Tissu de mensonges ou tempête dans un verre d'eau? La publication de "documents confidentiels" par Al-Jazira, dimanche, a soulevé l'ire des officiels palestiniens, hier. Le président de l'Autorité palestinienne, Mahmoud Abbas, a indiqué que les concessions sur Jérusalem et le sort des réfugiés auraient été attribuées à tort aux Palestiniens et seraient plutôt des propositions de la partie israélienne.

M. Abbas, en visite au Caire, a insisté n'avoir "aucun secret" sur ses intentions dans le processus de paix. Il a assuré aux membres de la Ligue arabe qu'il n'avait rien à cacher.

Al-Jazira a révélé au grand jour des documents qui indiquent que l'Autorité palestinienne aurait offert à Israël de garder presque toutes les implantations juives de Jérusalem-Est, territoire annexé en 1967 par l'État hébreu et non reconnu par la communauté internationale. Les Palestiniens auraient également accepté qu'Israël accueille 10 000 réfugiés par année pendant 10 ans, pour un total de 100 000 personnes. Les Palestiniens ont toujours insisté pour que tous les réfugiés de la guerre de 1948-1949 et leurs descendants puissent revenir sur le territoire. Les Israéliens ont toujours rejeté cette demande.

Al-Jazira pris pour cible

Le bureau d'Al-Jazira à Ramallah a été la cible de vandales hier. Les manifestants ont inscrit "Al-Jazira, espions" et "Al-Jazira, Israël" sur ses murs.

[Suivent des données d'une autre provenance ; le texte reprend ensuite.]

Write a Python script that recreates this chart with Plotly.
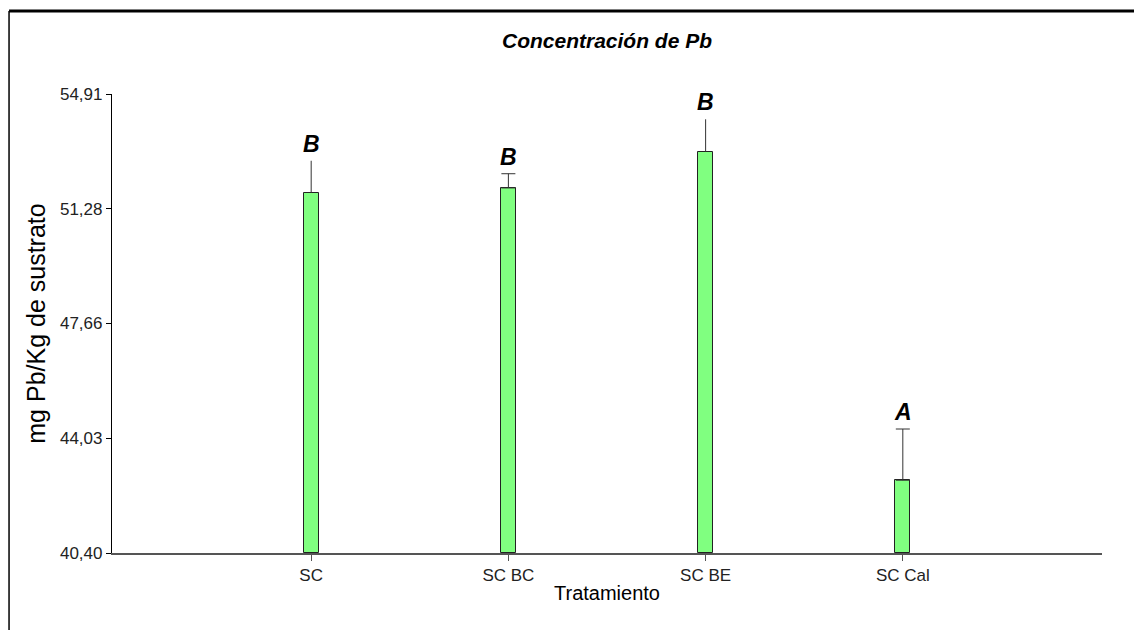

Yasser Abed Rabbo, secrétaire général de l'Organisation de libération de la Palestine, a accusé la chaîne de télévision qatarie de tromper les gens avec des informations "fausses et hors contexte". Le chef négociateur palestinien Saeb Erekat a pour sa part parlé de "mensonges et de demi-vérités".

Selon Yossi Alpher, corédacteur en chef du webzine Bitterlemons, les documents "semblent véridiques". Cependant, il ne voit "rien de nouveau" dans les propositions exposées par Al-Jazira. "Ceux qui disent que ce sont des tentatives pour discréditer Mahmoud Abbas partent du principe que les Palestiniens ne sont pas au courant de ce qui se passe", affirme le spécialiste, qui a agi à titre de conseiller spécial de l'ex-premier ministre israélien Ehoud Barak lors des négociations de paix avortées de Camp David en 2000.

Il relativise l'importance réelle des documents: "Il ne faut pas exagérer l'impact de ces fuites, avertit M. Alpher. S'il y a un impact, ce sera seulement sur la politique intérieure des Palestiniens, si ça crée une surprise et qu'ils se sentent trahis."

À Jérusalem-Est, aux abords de la vieille ville, des Palestiniens ne cachent pas leur amertume. "Pour moi, il n'y a rien de nouveau dans ces déclarations. Je veux un État palestinien, mais pas avec ces gens au pouvoir", a dit Majed Gate, un chauffeur de 35 ans.

Masswadi Rijali abonde dans son sens et souhaite le départ de Mahmoud Abbas. "J'aimerais qu'il arrive à Abbas la même chose qu'à Ben Ali", a-t-il dit, faisant référence au président tunisien en exil après une vague de contestation populaire dans son pays. "Je crois à la paix, mais je ne crois pas qu'on arrivera à la voir de notre vivant", a-t-il ajouté.